**Problem description:** What lines of the data include the string "matplotlib"? Copy them all.

**Given data:**
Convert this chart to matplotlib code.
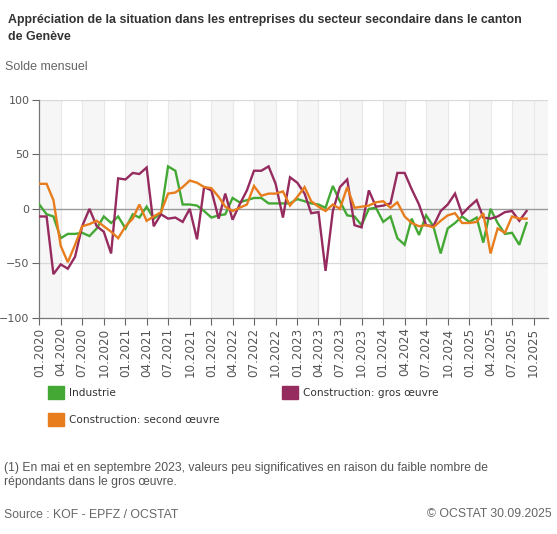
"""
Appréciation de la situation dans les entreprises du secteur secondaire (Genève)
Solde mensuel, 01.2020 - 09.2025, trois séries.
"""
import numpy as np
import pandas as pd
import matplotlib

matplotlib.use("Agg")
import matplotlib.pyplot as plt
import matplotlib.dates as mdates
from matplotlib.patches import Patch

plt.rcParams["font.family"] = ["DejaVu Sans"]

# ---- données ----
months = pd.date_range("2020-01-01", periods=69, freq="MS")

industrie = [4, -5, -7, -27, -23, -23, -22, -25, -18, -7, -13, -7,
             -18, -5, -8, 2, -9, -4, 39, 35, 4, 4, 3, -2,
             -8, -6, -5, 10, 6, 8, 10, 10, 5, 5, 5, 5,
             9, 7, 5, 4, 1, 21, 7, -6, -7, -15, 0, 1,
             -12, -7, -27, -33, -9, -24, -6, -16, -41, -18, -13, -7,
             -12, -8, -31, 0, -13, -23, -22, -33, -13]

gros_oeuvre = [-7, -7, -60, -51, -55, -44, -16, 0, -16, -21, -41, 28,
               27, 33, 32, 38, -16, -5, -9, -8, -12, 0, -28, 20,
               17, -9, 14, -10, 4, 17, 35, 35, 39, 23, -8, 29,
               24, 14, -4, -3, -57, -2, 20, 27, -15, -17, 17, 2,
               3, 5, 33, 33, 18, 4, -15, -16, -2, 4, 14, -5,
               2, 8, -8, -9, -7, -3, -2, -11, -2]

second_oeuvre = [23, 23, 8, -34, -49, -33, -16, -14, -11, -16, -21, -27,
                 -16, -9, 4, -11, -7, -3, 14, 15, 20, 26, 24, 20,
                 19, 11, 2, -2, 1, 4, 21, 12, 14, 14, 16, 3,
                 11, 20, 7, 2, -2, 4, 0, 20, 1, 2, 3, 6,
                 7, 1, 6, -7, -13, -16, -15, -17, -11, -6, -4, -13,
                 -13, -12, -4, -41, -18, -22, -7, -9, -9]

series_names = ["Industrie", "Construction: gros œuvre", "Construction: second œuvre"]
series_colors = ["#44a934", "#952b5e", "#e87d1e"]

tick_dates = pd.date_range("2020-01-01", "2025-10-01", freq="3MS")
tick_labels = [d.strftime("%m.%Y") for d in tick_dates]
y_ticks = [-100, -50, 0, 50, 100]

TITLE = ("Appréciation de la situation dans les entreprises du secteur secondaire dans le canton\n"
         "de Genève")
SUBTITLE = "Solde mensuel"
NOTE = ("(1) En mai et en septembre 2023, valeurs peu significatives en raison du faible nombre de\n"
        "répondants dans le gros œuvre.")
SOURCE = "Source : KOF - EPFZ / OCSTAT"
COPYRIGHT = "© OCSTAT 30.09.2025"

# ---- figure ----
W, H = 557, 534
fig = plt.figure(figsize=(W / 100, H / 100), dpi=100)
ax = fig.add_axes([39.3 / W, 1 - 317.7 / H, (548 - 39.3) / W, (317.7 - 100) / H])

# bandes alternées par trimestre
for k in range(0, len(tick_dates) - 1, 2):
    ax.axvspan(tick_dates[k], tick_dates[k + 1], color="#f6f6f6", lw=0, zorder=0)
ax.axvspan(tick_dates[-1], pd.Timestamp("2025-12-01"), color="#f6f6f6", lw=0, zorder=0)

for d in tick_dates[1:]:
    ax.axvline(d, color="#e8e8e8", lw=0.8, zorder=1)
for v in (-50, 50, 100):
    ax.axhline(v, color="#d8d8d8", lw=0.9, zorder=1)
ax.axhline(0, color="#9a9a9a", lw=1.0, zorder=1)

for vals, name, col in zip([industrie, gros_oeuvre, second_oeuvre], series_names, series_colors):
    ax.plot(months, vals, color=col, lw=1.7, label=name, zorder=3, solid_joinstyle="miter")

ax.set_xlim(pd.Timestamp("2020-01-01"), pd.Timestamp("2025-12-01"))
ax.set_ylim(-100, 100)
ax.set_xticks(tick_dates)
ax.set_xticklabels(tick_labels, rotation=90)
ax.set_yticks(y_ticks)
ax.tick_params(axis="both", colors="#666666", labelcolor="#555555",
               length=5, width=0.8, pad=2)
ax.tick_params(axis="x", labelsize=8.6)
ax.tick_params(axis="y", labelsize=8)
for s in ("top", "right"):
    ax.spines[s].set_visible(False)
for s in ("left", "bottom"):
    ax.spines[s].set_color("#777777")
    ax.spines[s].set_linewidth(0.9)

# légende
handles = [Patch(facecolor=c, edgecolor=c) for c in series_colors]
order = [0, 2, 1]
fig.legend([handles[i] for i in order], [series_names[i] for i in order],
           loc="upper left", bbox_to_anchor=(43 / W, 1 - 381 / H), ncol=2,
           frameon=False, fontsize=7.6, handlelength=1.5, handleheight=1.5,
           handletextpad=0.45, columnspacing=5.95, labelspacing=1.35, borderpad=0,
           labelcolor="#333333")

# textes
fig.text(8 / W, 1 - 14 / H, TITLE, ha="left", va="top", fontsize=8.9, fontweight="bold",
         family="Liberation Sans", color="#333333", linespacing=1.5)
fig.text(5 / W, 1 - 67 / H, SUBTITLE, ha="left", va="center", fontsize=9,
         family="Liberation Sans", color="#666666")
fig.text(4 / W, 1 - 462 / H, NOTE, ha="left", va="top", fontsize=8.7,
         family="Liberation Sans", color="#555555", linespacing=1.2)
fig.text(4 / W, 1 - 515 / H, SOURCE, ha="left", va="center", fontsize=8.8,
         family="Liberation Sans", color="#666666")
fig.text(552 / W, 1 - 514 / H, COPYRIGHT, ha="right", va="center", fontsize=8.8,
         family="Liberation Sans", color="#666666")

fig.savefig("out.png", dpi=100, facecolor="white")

**The output:**
Convert this chart to matplotlib code.
import matplotlib
matplotlib.use("Agg")
import matplotlib.pyplot as plt
import matplotlib.dates as mdates
from matplotlib.patches import Patch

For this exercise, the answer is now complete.